Riding the wave


Sirens were another personification of the dangers of the sea: sea demons, half women and half birds, their father was the river-god Achelous and the mother the muse Melpomenes, or the muse Terpsichore. They are mentioned for the first time in the Odyssey , where they are two; later traditions mention them as being four, or, more often, three, called in the commonest tradition Ligia, Leucosia and Partenope, from which the ancient name of Naples . In the tradition they are very good musicians and, according to Apollodorus, one played the lyre, another one sang, the third held the flute.

According to the legend the island of the Sirens was located along the coast of southern Italy, off the peninsula of Sorrento ; with the charm of their music, they attracted the sailors who were passing nearby, the ships approached dangerously the rocky coast and were smashed, and the Sirens devoured the unwary.

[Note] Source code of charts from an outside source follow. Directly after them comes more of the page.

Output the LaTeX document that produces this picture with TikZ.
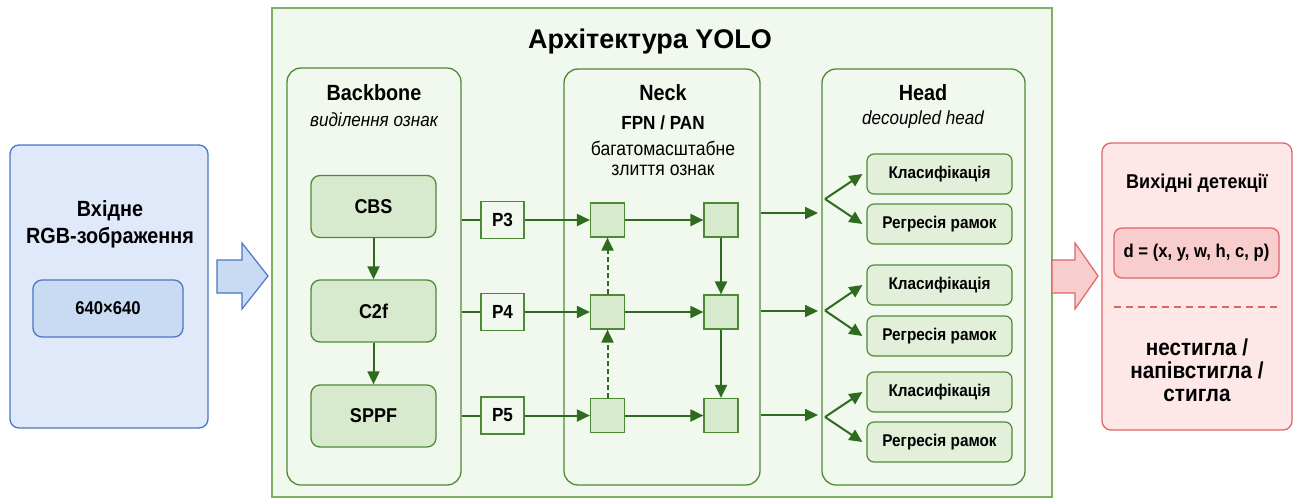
\documentclass[tikz,border=0pt]{standalone}
\usepackage{fontspec}
\setmainfont{Liberation Sans}[FakeStretch=0.9]
\newfontfamily\titlefont{Liberation Sans}
\usetikzlibrary{arrows.meta}

\definecolor{bluefill}{HTML}{DFE9F9}
\definecolor{blueinner}{HTML}{C9DAF3}
\definecolor{blueline}{HTML}{4A76C4}
\definecolor{yolofill}{HTML}{F1F8EE}
\definecolor{yololine}{HTML}{7DB062}
\definecolor{grline}{HTML}{4E8A36}
\definecolor{grnode}{HTML}{D8EACD}
\definecolor{grlight}{HTML}{E2F0DA}
\definecolor{grarrow}{HTML}{2E6B1E}
\definecolor{redfill}{HTML}{FDE7E7}
\definecolor{redinner}{HTML}{F8CDCD}
\definecolor{redline}{HTML}{E06666}

\newcommand{\fsz}[2]{\fontsize{#1}{#2}\selectfont}

\begin{document}
\begin{tikzpicture}[x=1pt,y=-1pt,
  lbl/.style={inner sep=0pt, text=black},
  stage/.style={draw=grline, line width=1.3pt, fill=yolofill, rounded corners=14pt, inner sep=0pt},
  block/.style={draw=grline, line width=1.3pt, fill=grnode, rounded corners=9pt,
    minimum width=125pt, minimum height=62pt, inner sep=0pt, font=\bfseries\fsz{20}{24}},
  pbox/.style={draw=grline, line width=1.2pt, fill=yolofill, minimum width=43pt,
    minimum height=37pt, inner sep=0pt, font=\bfseries\fsz{19}{22}},
  sq/.style={draw=grline, line width=1.2pt, fill=grnode, minimum size=34pt, inner sep=0pt},
  hbox/.style={draw=grline, line width=1.2pt, fill=grlight, rounded corners=7pt,
    minimum width=145pt, minimum height=40pt, inner sep=0pt, font=\bfseries\fsz{17}{20}},
  link/.style={draw=grarrow, line width=2pt},
  flow/.style={link, -{Triangle[length=13pt,width=12pt]}},
  skip/.style={flow, dash pattern=on 5pt off 3pt},
  bigarrow/.style={line width=1.2pt, line join=miter}
]
\useasboundingbox (0,0) rectangle (1296,499);

% ---------- input ----------
\node[draw=blueline, line width=1.3pt, fill=bluefill, rounded corners=9pt,
      minimum width=198pt, minimum height=283pt, inner sep=0pt] (inbox) at (109,286.5) {};
\node[lbl, align=center, font=\bfseries\fsz{22}{27}] (intext) at (110,224) {Вхідне\\RGB-зображення};
\node[draw=blueline, line width=1.3pt, fill=blueinner, rounded corners=9pt,
      minimum width=150pt, minimum height=57pt, inner sep=0pt, font=\bfseries\fsz{18.5}{22}]
      (insize) at (108,308.5) {640×640};
\draw[bigarrow, draw=blueline, fill=blueinner]
  (217,260) -- (242,260) -- (242,243) -- (268,276) -- (242,309) -- (242,293) -- (217,293) -- cycle;

% ---------- YOLO frame ----------
\node[draw=yololine, line width=1.3pt, fill=yolofill, minimum width=780pt,
      minimum height=489pt, inner sep=0pt] (yolo) at (662,252.5) {};
\node[lbl, font=\titlefont\bfseries\fsz{27}{32}] (title) at (650,42) {Архітектура YOLO};

% ---------- Backbone ----------
\node[stage, minimum width=174pt, minimum height=417pt] (backbone) at (374,276.5) {};
\node[lbl, font=\bfseries\fsz{22}{26}] (bbname) at (374,93) {Backbone};
\node[lbl, font=\itshape\fsz{19}{22}] (bbsub) at (374,120) {виділення ознак};
\node[block] (cbs)  at (373.5,206.5) {CBS};
\node[block] (c2f)  at (373.5,311) {C2f};
\node[block] (sppf) at (373.5,416) {SPPF};
\draw[flow] (cbs) -- (c2f);
\draw[flow] (c2f) -- (sppf);

% ---------- scale outputs ----------
\node[pbox] (p3) at (502.5,220) {P3};
\node[pbox] (p4) at (502.5,312) {P4};
\node[pbox] (p5) at (502.5,415.5) {P5};

% ---------- Neck ----------
\node[stage, minimum width=196pt, minimum height=416pt] (neck) at (662,277) {};
\node[lbl, font=\bfseries\fsz{22}{26}] (nkname) at (663,93) {Neck};
\node[lbl, font=\bfseries\fsz{19}{22}] (nkfpn) at (663,123) {FPN / PAN};
\node[lbl, font=\fsz{19.5}{23}] (nksub1) at (663,148) {багатомасштабне};
\node[lbl, font=\fsz{19.5}{23}] (nksub2) at (663,170) {злиття ознак};

\node[sq] (l1) at (607.5,220) {};
\node[sq] (l2) at (607.5,312) {};
\node[sq] (l3) at (607.5,415.5) {};
\node[sq] (r1) at (721,220) {};
\node[sq] (r2) at (721,312) {};
\node[sq] (r3) at (721,415.5) {};

\foreach \p/\l in {p3/l1, p4/l2, p5/l3}{
  \draw[link] (backbone.east |- \p) -- (\p.west);
  \draw[flow] (\p.east) -- (\l.west);
}
\draw[flow] (l1) -- (r1);
\draw[flow] (l2) -- (r2);
\draw[flow] (l3) -- (r3);
\draw[flow] (r1) -- (r2);
\draw[flow] (r2) -- (r3);
\draw[skip] (l3) -- (l2);
\draw[skip] (l2) -- (l1);

% ---------- Head ----------
\node[stage, minimum width=203pt, minimum height=416pt] (head) at (923.5,277) {};
\node[lbl, font=\bfseries\fsz{22}{26}] (hdname) at (923,93) {Head};
\node[lbl, font=\itshape\fsz{19}{22}] (hdsub) at (923,120) {decoupled head};

\node[hbox] (c1) at (939.5,174) {Класифікація};
\node[hbox] (g1) at (939.5,224) {Регресія рамок};
\node[hbox] (c2) at (939.5,285) {Класифікація};
\node[hbox] (g2) at (939.5,336) {Регресія рамок};
\node[hbox] (c3) at (939.5,392) {Класифікація};
\node[hbox] (g3) at (939.5,442) {Регресія рамок};

\coordinate (o1) at (818,213);
\coordinate (o2) at (818,311);
\coordinate (o3) at (818,415);
\coordinate (f1) at (825,199);
\coordinate (f2) at (825,310.5);
\coordinate (f3) at (825,417);
\foreach \o in {o1,o2,o3}{
  \draw[flow] (neck.east |- \o) -- (\o);
}
\foreach \f/\c/\g in {f1/c1/g1, f2/c2/g2, f3/c3/g3}{
  \draw[flow] (\f) -- ([xshift=-4pt]\c.west);
  \draw[flow] (\f) -- ([xshift=-4pt]\g.west);
}

% ---------- output ----------
\draw[bigarrow, draw=redline, fill=redinner]
  (1052,260) -- (1075,260) -- (1075,243) -- (1098,276) -- (1075,309) -- (1075,293) -- (1052,293) -- cycle;
\node[draw=redline, line width=1.3pt, fill=redfill, rounded corners=9pt,
      minimum width=190pt, minimum height=287pt, inner sep=0pt] (outbox) at (1197,286.5) {};
\node[lbl, font=\bfseries\fsz{20}{24}] (outname) at (1197,183) {Вихідні детекції};
\node[draw=redline, line width=1.3pt, fill=redinner, rounded corners=8pt,
      minimum width=165pt, minimum height=50pt, inner sep=0pt, font=\bfseries\fsz{18.5}{22}]
      (dvec) at (1196.5,253) {d = (x, y, w, h, c, p)};
\coordinate (sepL) at (1114,307);
\coordinate (sepR) at (1280,307);
\draw[redline, line width=1.3pt, dash pattern=on 7pt off 5pt] (sepL) -- (sepR);
\node[lbl, align=center, font=\bfseries\fsz{23}{23}] (ripe) at (1197,370)
  {нестигла /\\напівстигла /\\стигла};
\end{tikzpicture}
\end{document}
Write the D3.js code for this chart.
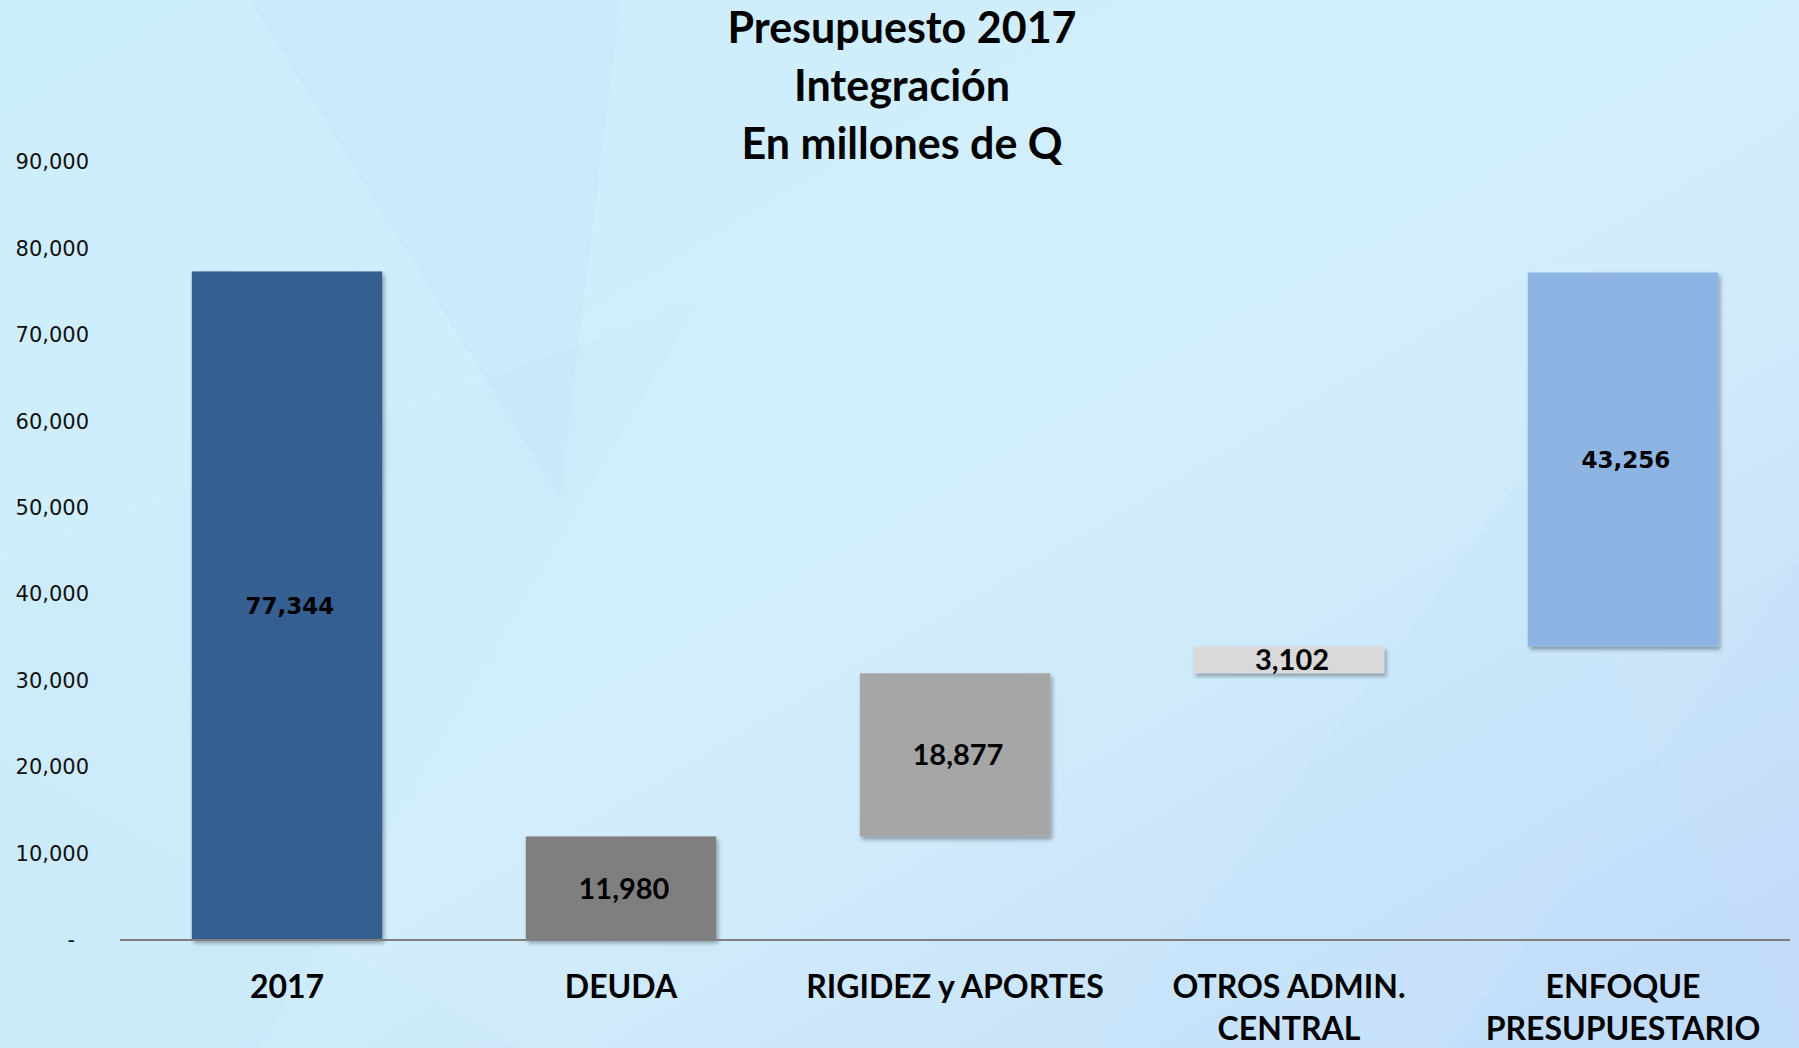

Ulysses and the Sirens' song Mosaic (detail) from Dougga, III sec., housed at the Museum of Bardo in Tunis, one of the most prestigious archaeological museums in the world and certainly the one that houses the largest collection of Roman mosaics. Ulysses is on his ship, tied to the mast to not succomb to the song of the Sirens, here depicted as women with legs and wings of bird

According to the legend, the Argonauts passed near them, but Orpheus sang so melodiously, that the sailors of the ship Argo had no desire to listen. Only Bute dived into the sea but was saved by Aphrodite.

Also Ulysses sailed across their waters but, warned by Circe, he ordered his men to plug their ears with wax, and to tie him to the mast, and prohibited them to untie him, whatever petition he would have addressed to them. The story tells that the Sirens, upset by their failure to catch Ulysses, threw themselves into the sea and drowned.

About their origin and their hybrid appearance, the versions are different. Ovid says that they were originally ordinary women, but asked the gods the benefit of the wings, to search over the seas one of them kidnapped by Pluto . For others, they were transformed by Demeter as punishment for not opposing to the kidnapping of her daughter. Or that Aphrodite had deprived them of their beauty, because they disdained the pleasures of love.

In later legends were considered gods of the afterlife and for this reason they are often depicted on coffins.